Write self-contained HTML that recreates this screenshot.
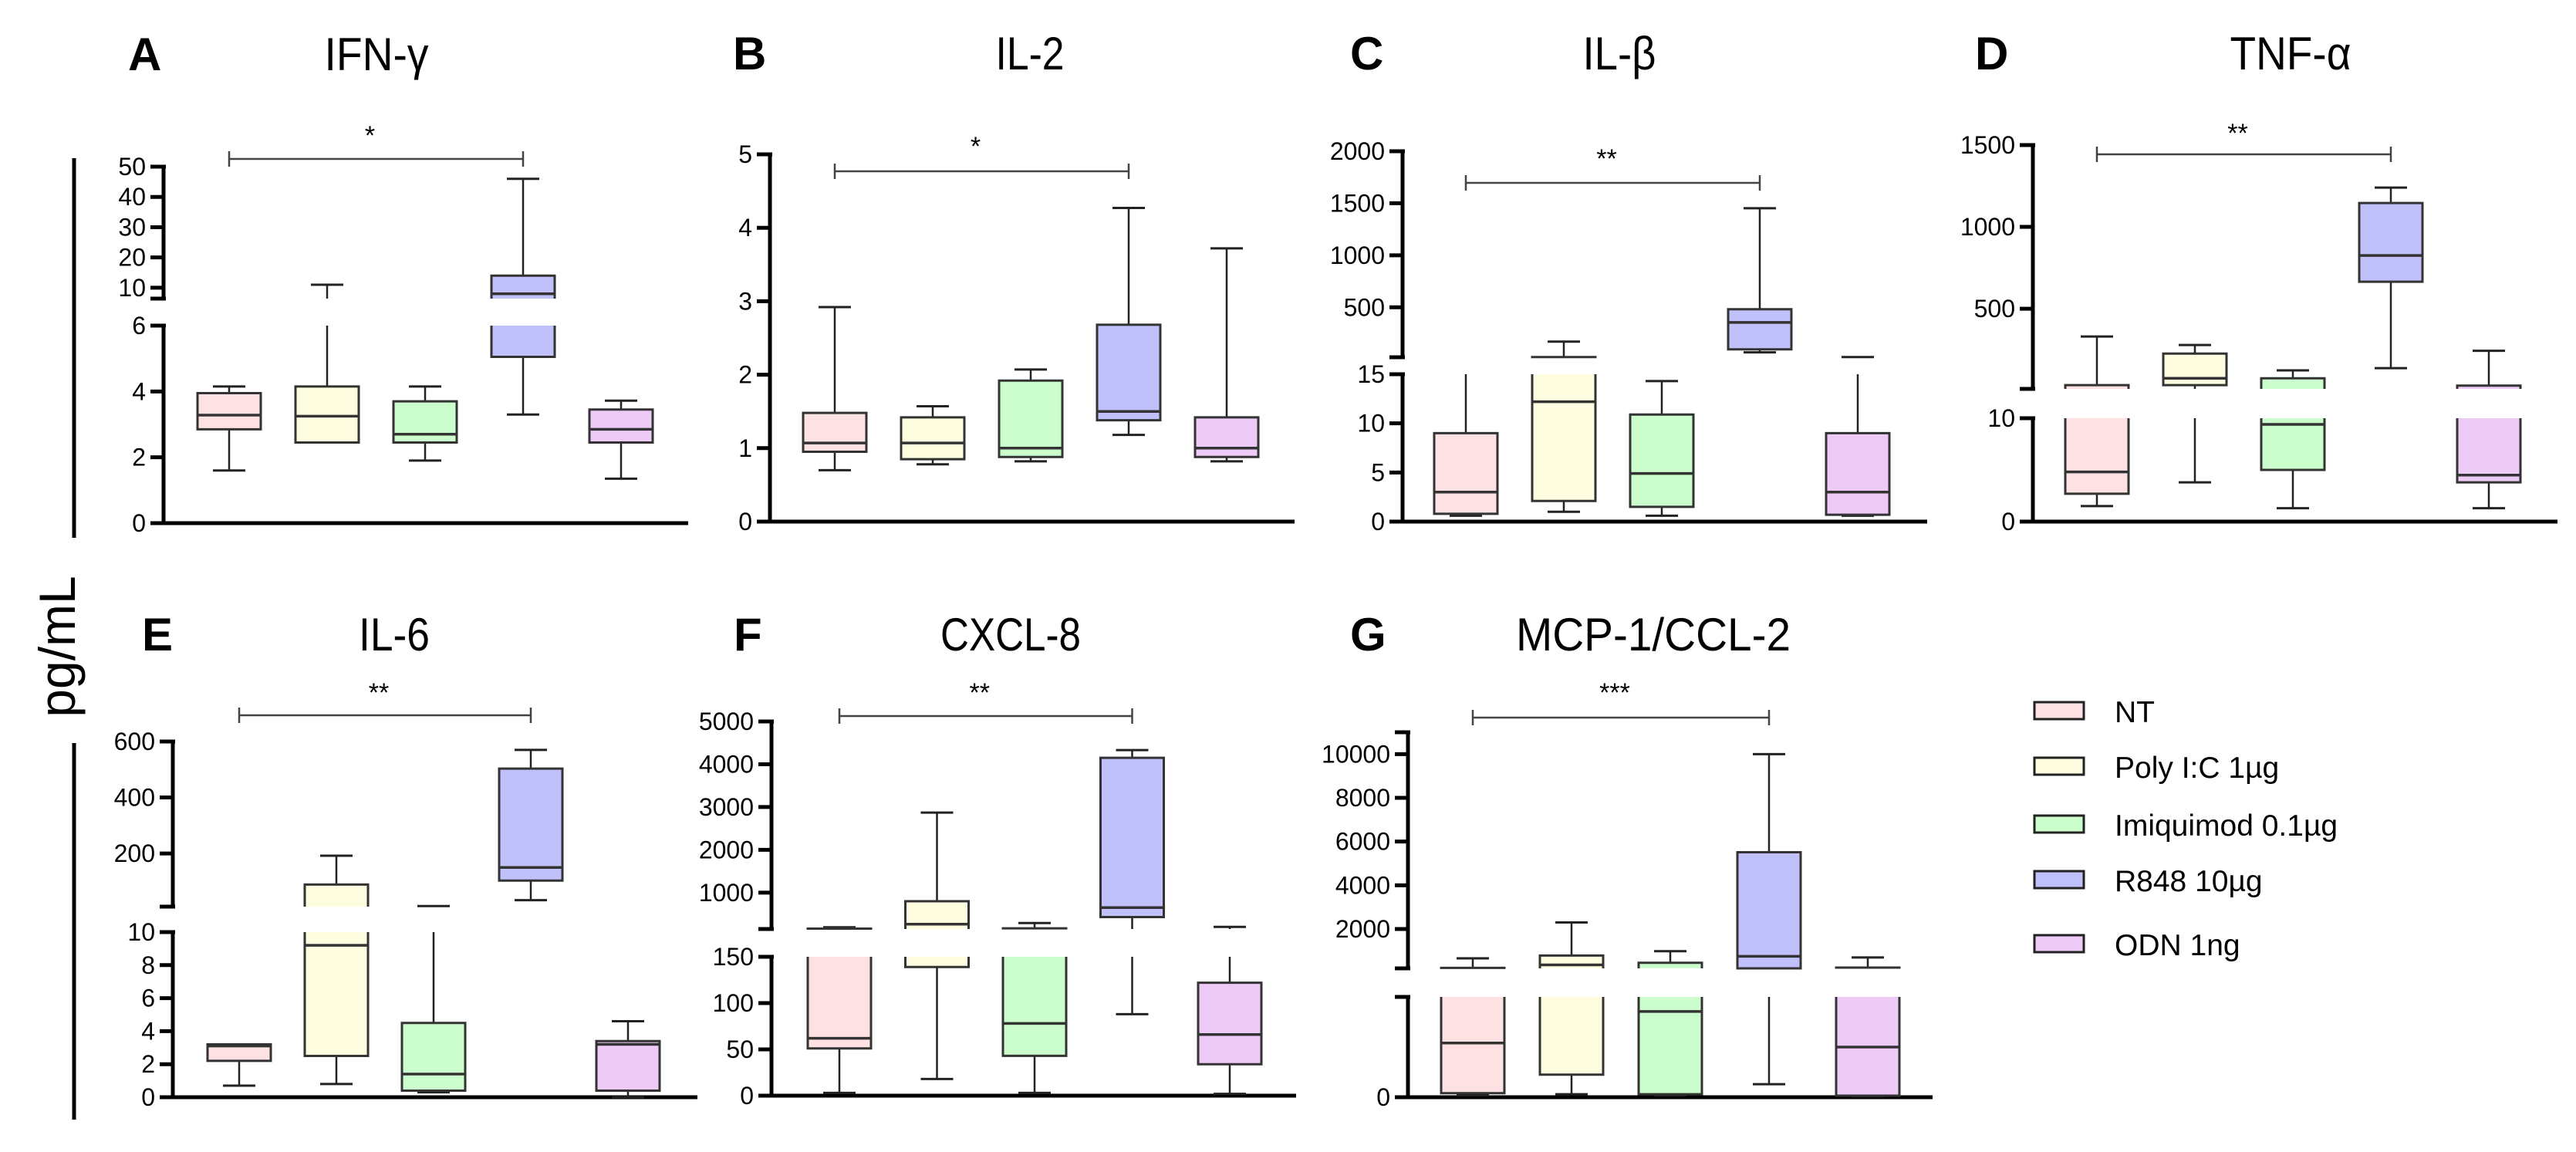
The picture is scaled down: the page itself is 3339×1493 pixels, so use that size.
<!DOCTYPE html>
<html><head><meta charset="utf-8"><style>
html,body{margin:0;padding:0;background:#fff;}
svg{display:block;font-family:"Liberation Sans",Arial,sans-serif;}
</style></head><body>
<svg id="fig" width="3339" height="1493" viewBox="0 0 3339 1493" xmlns="http://www.w3.org/2000/svg">
<rect width="3339" height="1493" fill="#fff"/>
<line x1="96" y1="205" x2="96" y2="697" stroke="#000" stroke-width="5"/>
<line x1="96" y1="963" x2="96" y2="1451" stroke="#000" stroke-width="5"/>
<text transform="translate(97,838) rotate(-90)" text-anchor="middle" font-size="66">pg/mL</text>
<g id="legend"></g>
</svg>
<script>
const groups = ["NT","Poly I:C 1µg","Imiquimod 0.1µg","R848 10µg","ODN 1ng"];
const fills = ["#fde1e3","#fffde0","#ccfdcc","#c0c0fb","#eecbf7"];
// [min, q1, median, q3, max] per group
const ifnValues = [[1.6,2.85,3.28,3.95,4.15],[2.45,2.45,3.25,4.15,11],[1.9,2.45,2.7,3.7,4.15],[3.3,5.05,8,14,46],[1.35,2.45,2.85,3.45,3.72]];
const il2Values = [[0.7,0.95,1.07,1.48,2.92],[0.78,0.85,1.07,1.42,1.57],[0.82,0.88,1.0,1.92,2.07],[1.18,1.38,1.5,2.68,4.27],[0.82,0.88,1.0,1.42,3.72]];
const ilbValues = [[0.6,0.8,3,9,17],[1,2.1,12.2,22,170],[0.6,1.5,4.9,10.9,14.3],[67,96,355,482,1452],[0.6,0.7,3,9,22]];
const tnfValues = [[1.5,2.7,4.8,33,330],[3.8,33,75,226,278],[1.3,5,9.4,75,123],[137,665,825,1146,1240],[1.3,3.8,4.5,30,243]];
const il6Values = [[0.7,2.2,3.1,3.2,3.2],[0.8,2.5,9.2,89,192],[0.3,0.4,1.4,4.5,12],[33,103,150,503,570],[0,0.4,3.2,3.4,4.6]];
const cxclValues = [[3,51,62,160,190],[18,139,263,800,2870],[3,43,78,165,290],[88,430,650,4150,4330],[2,34,66,122,200]];
const mcpValues = [[4,8,108,220,660],[6,45,357,785,2300],[4,6,171,457,985],[26,200,750,5510,10000],[2,3,100,235,700]];
const ifnTicksUpper = [10,20,30,40,50], ifnTicksLower = [0,2,4,6];
const il2Ticks = [0,1,2,3,4,5];
const ilbTicksUpper = [500,1000,1500,2000], ilbTicksLower = [0,5,10,15];
const tnfTicksUpper = [500,1000,1500], tnfTicksLower = [0,10];
const il6TicksUpper = [200,400,600], il6TicksLower = [0,2,4,6,8,10];
const cxclTicksUpper = [1000,2000,3000,4000,5000], cxclTicksLower = [0,50,100,150];
const mcpTicksUpper = [2000,4000,6000,8000,10000], mcpTicksLower = [0];

const panels = [
 {id:"ifn",letter:"A",title:"IFN-γ",tl:135,lx:166,ty:91,tx:488,values:ifnValues,ax:212,c0:297,sp:127,zero:678,
  segs:[{a:0,b:6,y0:678,y1:422,ticks:ifnTicksLower},{a:6.4,b:50,y0:387,y1:216,ticks:ifnTicksUpper}],sig:206,star:"*",starY:167},
 {id:"il2",letter:"B",title:"IL-2",tl:89,lx:950,ty:90,tx:1335,values:il2Values,ax:998,c0:1082,sp:127,zero:676,
  segs:[{a:0,b:5,y0:676,y1:200,ticks:il2Ticks}],sig:222,star:"*",starY:181},
 {id:"ilb",letter:"C",title:"IL-β",tl:95,lx:1750,ty:90,tx:2099,values:ilbValues,ax:1818,c0:1900,sp:127,zero:676,
  segs:[{a:0,b:15,y0:676,y1:485,ticks:ilbTicksLower},{a:20,b:2000,y0:463,y1:196,ticks:ilbTicksUpper}],sig:237,star:"**",starY:197},
 {id:"tnf",letter:"D",title:"TNF-α",tl:157,lx:2560,ty:90,tx:2969,values:tnfValues,ax:2635,c0:2718,sp:127,zero:676,
  segs:[{a:0,b:10,y0:676,y1:542,ticks:tnfTicksLower},{a:10,b:1500,y0:504,y1:188,ticks:tnfTicksUpper}],sig:200,star:"**",starY:164},
 {id:"il6",letter:"E",title:"IL-6",tl:92,lx:184,ty:843,tx:511,values:il6Values,ax:224,c0:310,sp:126,zero:1422,
  segs:[{a:0,b:10,y0:1422,y1:1208,ticks:il6TicksLower},{a:10,b:600,y0:1175,y1:961,ticks:il6TicksUpper}],sig:927,star:"**",starY:889},
 {id:"cxcl",letter:"F",title:"CXCL-8",tl:182,lx:951,ty:843,tx:1310,values:cxclValues,ax:1000,c0:1088,sp:126.5,zero:1420,
  segs:[{a:0,b:150,y0:1420,y1:1240,ticks:cxclTicksLower},{a:150,b:5000,y0:1204,y1:935,ticks:cxclTicksUpper}],sig:928,star:"**",starY:889},
 {id:"mcp",letter:"G",title:"MCP-1/CCL-2",tl:356,lx:1750,ty:843,tx:2143,values:mcpValues,ax:1825,c0:1909,sp:128,zero:1422,
  segs:[{a:0,b:200,y0:1422,y1:1292,ticks:mcpTicksLower},{a:200,b:11000,y0:1255,y1:949,ticks:mcpTicksUpper}],sig:930,star:"***",starY:889}
];

const NS="http://www.w3.org/2000/svg";
const svg=document.getElementById("fig");
function mk(tag,attrs,parent){const e=document.createElementNS(NS,tag);for(const k in attrs)e.setAttribute(k,attrs[k]);(parent||svg).appendChild(e);return e;}
function ln(p,x1,y1,x2,y2,w,c){return mk("line",{x1:x1,y1:y1,x2:x2,y2:y2,stroke:c||"#000","stroke-width":w},p);}
function segY(s,v){return s.y0+(v-s.a)*(s.y1-s.y0)/(s.b-s.a);}
function inSeg(s,v){return v>=s.a&&v<=s.b;}

const BW=82, CW=42, TICK=17;
panels.forEach(P=>{
  const g=mk("g",{});
  
  
  const L=mk("text",{x:P.lx,y:P.ty,"font-size":60,"font-weight":"bold"},g);
  L.textContent=P.letter;
  
  
  const T=mk("text",{x:P.tx,y:P.ty,"font-size":60,"text-anchor":"middle",textLength:P.tl,lengthAdjust:"spacingAndGlyphs"},g);
  T.textContent=P.title;
  
  
  const xa=ln(g,P.ax-TICK,P.zero,P.ax+680,P.zero,5);
  
  
  P.segs.forEach((s,si)=>{
    const ya=ln(g,P.ax,s.y0+2,P.ax,s.y1-2,5);
    
    
    ln(g,P.ax-TICK,s.y0,P.ax+3,s.y0,5);
    ln(g,P.ax-TICK,s.y1,P.ax+3,s.y1,5);
    s.ticks.forEach(t=>{
      const y=segY(s,t);
      ln(g,P.ax-TICK,y,P.ax,y,5);
      const tx=mk("text",{x:P.ax-TICK-6,y:y+11,"font-size":32,"text-anchor":"end"},g);
      tx.textContent=String(t);
      
      
    });
  });
  P.values.forEach((d,i)=>{
    const cx=P.c0+i*P.sp;
    const bg=mk("g",{},g);
    
    
    const [mn,q1,md,q3,mx]=d;
    P.segs.forEach(s=>{
      let lo=Math.max(mn,s.a),hi=Math.min(q1,s.b);
      if(lo<hi) ln(bg,cx,segY(s,lo),cx,segY(s,hi),2.5,"#222");
      lo=Math.max(q3,s.a);hi=Math.min(mx,s.b);
      if(lo<hi) ln(bg,cx,segY(s,lo),cx,segY(s,hi),2.5,"#222");
      if(inSeg(s,mn)) ln(bg,cx-CW/2,segY(s,mn),cx+CW/2,segY(s,mn),3,"#222");
      if(inSeg(s,mx)) ln(bg,cx-CW/2,segY(s,mx),cx+CW/2,segY(s,mx),3,"#222");
      lo=Math.max(q1,s.a);hi=Math.min(q3,s.b);
      if(lo<hi){
        const yb=segY(s,lo),yt=segY(s,hi);
        mk("rect",{x:cx-BW/2,y:yt,width:BW,height:Math.max(yb-yt,0.5),fill:fills[i]},bg);
        ln(bg,cx-BW/2,yt,cx-BW/2,yb,3,"#333");
        ln(bg,cx+BW/2,yt,cx+BW/2,yb,3,"#333");
        if(inSeg(s,q1)) ln(bg,cx-BW/2-1.5,segY(s,q1),cx+BW/2+1.5,segY(s,q1),3,"#333");
        if(inSeg(s,q3)) ln(bg,cx-BW/2-1.5,segY(s,q3),cx+BW/2+1.5,segY(s,q3),3,"#333");
        if(inSeg(s,md)) ln(bg,cx-BW/2,segY(s,md),cx+BW/2,segY(s,md),3.5,"#333");
      }
    });
  });
  const x1=P.c0, x2=P.c0+3*P.sp;
  const sb=mk("g",{},g);
  
  
  ln(sb,x1,P.sig,x2,P.sig,2.5,"#444");
  ln(sb,x1,P.sig-10,x1,P.sig+10,2.5,"#444");
  ln(sb,x2,P.sig-10,x2,P.sig+10,2.5,"#444");
  const st=mk("text",{x:(x1+x2)/2-8,y:P.starY+20,"font-size":34,"text-anchor":"middle"},sb);
  st.textContent=P.star;
  
  
});

const legendY=[921,993,1068,1140,1223];
const lg=document.getElementById("legend");
groups.forEach((name,i)=>{
  const e=mk("g",{},lg);
  
  
  mk("rect",{x:2637,y:legendY[i]-11,width:64,height:22,fill:fills[i],stroke:"#222","stroke-width":3},e);
  const t=mk("text",{x:2741,y:legendY[i]+15,"font-size":39},e);
  t.textContent=name;
});
</script>
</body></html>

Job. Lines containing the word "size" are to be counted in the listing; state their number alone.

Complete output. 7